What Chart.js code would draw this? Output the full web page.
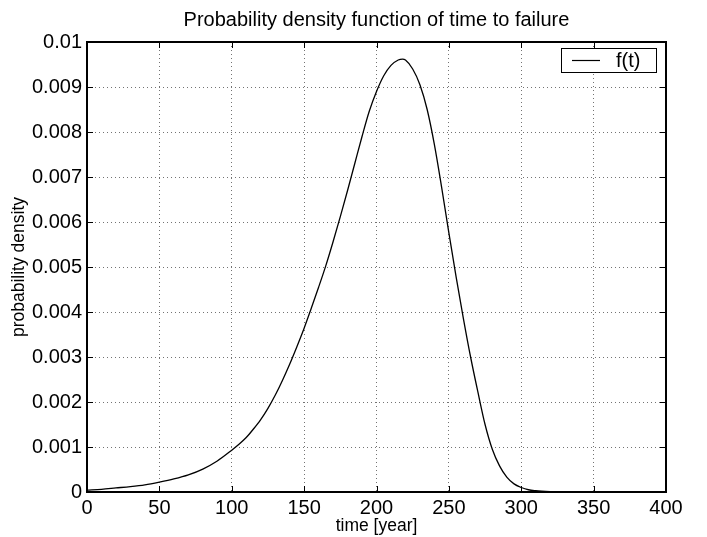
<!DOCTYPE html>
<html>
<head>
<meta charset="utf-8">
<script src="https://cdn.jsdelivr.net/npm/chart.js@4.4.1/dist/chart.umd.min.js"></script>
<style>
  html, body { margin: 0; padding: 0; background: #fff; }
  #wrap { width: 707px; height: 537px; }
</style>
</head>
<body>
<div id="wrap"><canvas id="pdfChart" width="707" height="537"></canvas></div>
<script>
// values
const years = [0, 10, 20, 30, 40, 50, 60, 70, 80, 90, 100, 105, 110, 115, 120, 125, 130, 135,
  140, 145, 150, 155, 160, 165, 170, 175, 180, 185, 190, 195, 200, 205, 210, 215, 218, 220,
  225, 230, 235, 240, 245, 250, 255, 260, 265, 270, 275, 280, 285, 290, 295, 300, 305, 310,
  320, 330, 340, 360, 380, 400]
const density = [0.00004, 0.00006, 0.00009, 0.00012, 0.00016, 0.00022, 0.00029, 0.00038, 0.00051,
  0.00069, 0.00093, 0.00106, 0.00121, 0.0014, 0.00161, 0.00186, 0.00215, 0.00248, 0.00284,
  0.00323, 0.00364, 0.00409, 0.00455, 0.00503, 0.00556, 0.00612, 0.0067, 0.0073, 0.0079, 0.00846,
  0.0089, 0.00925, 0.00948, 0.0096, 0.00962, 0.0096, 0.0094, 0.00905, 0.0085, 0.00772, 0.00677,
  0.00576, 0.00478, 0.00386, 0.003, 0.00223, 0.0015, 0.00095, 0.00058, 0.00033, 0.00018, 0.0001,
  0.00005, 0.00003, 0.00001, 0, 0, 0, 0, 0]

const xTicks = [0, 50, 100, 150, 200, 250, 300, 350, 400]
const yTicks = [0, 0.001, 0.002, 0.003, 0.004, 0.005, 0.006, 0.007, 0.008, 0.009, 0.01]

const titleText = 'Probability density function of time to failure'
const xLabel = 'time [year]'
const yLabel = 'probability density'
const seriesName = 'f(t)'

const fontFam = '"Liberation Sans", Arial, Helvetica, sans-serif'

// box, inward ticks and the boxed legend, drawn the matlab way
const frame = {
  id: 'frame',
  afterDatasetsDraw(chart) {
    const ctx = chart.ctx
    const a = chart.chartArea
    const sx = chart.scales.x
    const sy = chart.scales.y
    ctx.save()
    ctx.strokeStyle = '#000'
    ctx.lineWidth = 1
    const tl = 6
    xTicks.forEach(v => {
      const px = Math.round(sx.getPixelForValue(v)) + 0.5
      ctx.beginPath()
      ctx.moveTo(px, a.bottom); ctx.lineTo(px, a.bottom - tl)
      ctx.moveTo(px, a.top); ctx.lineTo(px, a.top + tl)
      ctx.stroke()
    })
    yTicks.forEach(v => {
      const py = Math.round(sy.getPixelForValue(v)) + 0.5
      ctx.beginPath()
      ctx.moveTo(a.left, py); ctx.lineTo(a.left + tl, py)
      ctx.moveTo(a.right, py); ctx.lineTo(a.right - tl, py)
      ctx.stroke()
    })
    ctx.lineWidth = 2
    ctx.strokeRect(a.left, a.top, a.right - a.left, a.bottom - a.top)

    // legend
    const lx = 561, ly = 48, lw = 95, lh = 24
    ctx.fillStyle = '#fff'
    ctx.fillRect(lx, ly, lw, lh)
    ctx.lineWidth = 1
    ctx.strokeRect(lx + 0.5, ly + 0.5, lw, lh)
    ctx.beginPath()
    ctx.lineWidth = 1.2
    ctx.moveTo(572, ly + lh / 2 + 0.5); ctx.lineTo(600, ly + lh / 2 + 0.5)
    ctx.stroke()
    ctx.fillStyle = '#000'
    ctx.font = '20px ' + fontFam
    ctx.textBaseline = 'middle'
    ctx.textAlign = 'left'
    ctx.fillText(chart.data.datasets[0].label, 616, ly + lh / 2 + 1)
    ctx.restore()
  }
}

const ctx = document.getElementById('pdfChart')
new Chart(ctx, {
  type: 'line',
  data: {
    datasets: [{
      label: seriesName,
      data: years.map((t, i) => ({ x: t, y: density[i] })),
      borderColor: '#000',
      borderWidth: 1.3,
      pointRadius: 0,
      fill: false,
      cubicInterpolationMode: 'monotone'
    }]
  },
  options: {
    responsive: false,
    animation: false,
    devicePixelRatio: 1,
    layout: { padding: { left: 0, right: 41, top: 0, bottom: 0 } },
    plugins: {
      legend: { display: false },
      tooltip: { enabled: false },
      title: {
        display: true,
        fullSize: false,
        text: titleText,
        color: '#000',
        font: { family: fontFam, size: 20, weight: 'normal', lineHeight: 1.2 },
        padding: { top: 8, bottom: 10 }
      }
    },
    scales: {
      x: {
        type: 'linear',
        min: 0,
        max: 400,
        afterFit: s => { s.height = 45 },
        afterBuildTicks: s => { s.ticks = xTicks.map(v => ({ value: v })) },
        ticks: {
          color: '#000',
          font: { family: fontFam, size: 20 },
          padding: 4,
          maxRotation: 0
        },
        grid: { color: 'rgba(0,0,0,0.55)', lineWidth: 1, tickLength: 0, drawTicks: true },
        border: { display: false, dash: [1, 3] },
        title: {
          display: true,
          text: xLabel,
          color: '#000',
          font: { family: fontFam, size: 17.5 },
          padding: { top: 0, bottom: 0 }
        }
      },
      y: {
        min: 0,
        max: 0.01,
        afterFit: s => { s.width = 87 },
        afterBuildTicks: s => { s.ticks = yTicks.map(v => ({ value: v })) },
        ticks: {
          color: '#000',
          font: { family: fontFam, size: 20 },
          padding: 5,
          callback: v => String(Number(v.toFixed(3)))
        },
        grid: { color: 'rgba(0,0,0,0.55)', lineWidth: 1, tickLength: 0, drawTicks: true },
        border: { display: false, dash: [1, 3] },
        title: {
          display: true,
          text: yLabel,
          color: '#000',
          font: { family: fontFam, size: 17.5 },
          padding: { top: 9, bottom: 0 }
        }
      }
    }
  },
  plugins: [frame]
})
</script>
</body>
</html>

■ ■ ■

Requirements
Transcribe each line above verbatim, with the pictures left out.

Worked answer
What Chart.js code would draw this? Output the full web page.
<!DOCTYPE html>
<html>
<head>
<meta charset="utf-8">
<script src="https://cdn.jsdelivr.net/npm/chart.js@4.4.1/dist/chart.umd.min.js"></script>
<style>
  html, body { margin: 0; padding: 0; background: #fff; }
  #wrap { width: 707px; height: 537px; }
</style>
</head>
<body>
<div id="wrap"><canvas id="pdfChart" width="707" height="537"></canvas></div>
<script>
// values
const years = [0, 10, 20, 30, 40, 50, 60, 70, 80, 90, 100, 105, 110, 115, 120, 125, 130, 135,
  140, 145, 150, 155, 160, 165, 170, 175, 180, 185, 190, 195, 200, 205, 210, 215, 218, 220,
  225, 230, 235, 240, 245, 250, 255, 260, 265, 270, 275, 280, 285, 290, 295, 300, 305, 310,
  320, 330, 340, 360, 380, 400]
const density = [0.00004, 0.00006, 0.00009, 0.00012, 0.00016, 0.00022, 0.00029, 0.00038, 0.00051,
  0.00069, 0.00093, 0.00106, 0.00121, 0.0014, 0.00161, 0.00186, 0.00215, 0.00248, 0.00284,
  0.00323, 0.00364, 0.00409, 0.00455, 0.00503, 0.00556, 0.00612, 0.0067, 0.0073, 0.0079, 0.00846,
  0.0089, 0.00925, 0.00948, 0.0096, 0.00962, 0.0096, 0.0094, 0.00905, 0.0085, 0.00772, 0.00677,
  0.00576, 0.00478, 0.00386, 0.003, 0.00223, 0.0015, 0.00095, 0.00058, 0.00033, 0.00018, 0.0001,
  0.00005, 0.00003, 0.00001, 0, 0, 0, 0, 0]

const xTicks = [0, 50, 100, 150, 200, 250, 300, 350, 400]
const yTicks = [0, 0.001, 0.002, 0.003, 0.004, 0.005, 0.006, 0.007, 0.008, 0.009, 0.01]

const titleText = 'Probability density function of time to failure'
const xLabel = 'time [year]'
const yLabel = 'probability density'
const seriesName = 'f(t)'

const fontFam = '"Liberation Sans", Arial, Helvetica, sans-serif'

// box, inward ticks and the boxed legend, drawn the matlab way
const frame = {
  id: 'frame',
  afterDatasetsDraw(chart) {
    const ctx = chart.ctx
    const a = chart.chartArea
    const sx = chart.scales.x
    const sy = chart.scales.y
    ctx.save()
    ctx.strokeStyle = '#000'
    ctx.lineWidth = 1
    const tl = 6
    xTicks.forEach(v => {
      const px = Math.round(sx.getPixelForValue(v)) + 0.5
      ctx.beginPath()
      ctx.moveTo(px, a.bottom); ctx.lineTo(px, a.bottom - tl)
      ctx.moveTo(px, a.top); ctx.lineTo(px, a.top + tl)
      ctx.stroke()
    })
    yTicks.forEach(v => {
      const py = Math.round(sy.getPixelForValue(v)) + 0.5
      ctx.beginPath()
      ctx.moveTo(a.left, py); ctx.lineTo(a.left + tl, py)
      ctx.moveTo(a.right, py); ctx.lineTo(a.right - tl, py)
      ctx.stroke()
    })
    ctx.lineWidth = 2
    ctx.strokeRect(a.left, a.top, a.right - a.left, a.bottom - a.top)

    // legend
    const lx = 561, ly = 48, lw = 95, lh = 24
    ctx.fillStyle = '#fff'
    ctx.fillRect(lx, ly, lw, lh)
    ctx.lineWidth = 1
    ctx.strokeRect(lx + 0.5, ly + 0.5, lw, lh)
    ctx.beginPath()
    ctx.lineWidth = 1.2
    ctx.moveTo(572, ly + lh / 2 + 0.5); ctx.lineTo(600, ly + lh / 2 + 0.5)
    ctx.stroke()
    ctx.fillStyle = '#000'
    ctx.font = '20px ' + fontFam
    ctx.textBaseline = 'middle'
    ctx.textAlign = 'left'
    ctx.fillText(chart.data.datasets[0].label, 616, ly + lh / 2 + 1)
    ctx.restore()
  }
}

const ctx = document.getElementById('pdfChart')
new Chart(ctx, {
  type: 'line',
  data: {
    datasets: [{
      label: seriesName,
      data: years.map((t, i) => ({ x: t, y: density[i] })),
      borderColor: '#000',
      borderWidth: 1.3,
      pointRadius: 0,
      fill: false,
      cubicInterpolationMode: 'monotone'
    }]
  },
  options: {
    responsive: false,
    animation: false,
    devicePixelRatio: 1,
    layout: { padding: { left: 0, right: 41, top: 0, bottom: 0 } },
    plugins: {
      legend: { display: false },
      tooltip: { enabled: false },
      title: {
        display: true,
        fullSize: false,
        text: titleText,
        color: '#000',
        font: { family: fontFam, size: 20, weight: 'normal', lineHeight: 1.2 },
        padding: { top: 8, bottom: 10 }
      }
    },
    scales: {
      x: {
        type: 'linear',
        min: 0,
        max: 400,
        afterFit: s => { s.height = 45 },
        afterBuildTicks: s => { s.ticks = xTicks.map(v => ({ value: v })) },
        ticks: {
          color: '#000',
          font: { family: fontFam, size: 20 },
          padding: 4,
          maxRotation: 0
        },
        grid: { color: 'rgba(0,0,0,0.55)', lineWidth: 1, tickLength: 0, drawTicks: true },
        border: { display: false, dash: [1, 3] },
        title: {
          display: true,
          text: xLabel,
          color: '#000',
          font: { family: fontFam, size: 17.5 },
          padding: { top: 0, bottom: 0 }
        }
      },
      y: {
        min: 0,
        max: 0.01,
        afterFit: s => { s.width = 87 },
        afterBuildTicks: s => { s.ticks = yTicks.map(v => ({ value: v })) },
        ticks: {
          color: '#000',
          font: { family: fontFam, size: 20 },
          padding: 5,
          callback: v => String(Number(v.toFixed(3)))
        },
        grid: { color: 'rgba(0,0,0,0.55)', lineWidth: 1, tickLength: 0, drawTicks: true },
        border: { display: false, dash: [1, 3] },
        title: {
          display: true,
          text: yLabel,
          color: '#000',
          font: { family: fontFam, size: 17.5 },
          padding: { top: 9, bottom: 0 }
        }
      }
    }
  },
  plugins: [frame]
})
</script>
</body>
</html>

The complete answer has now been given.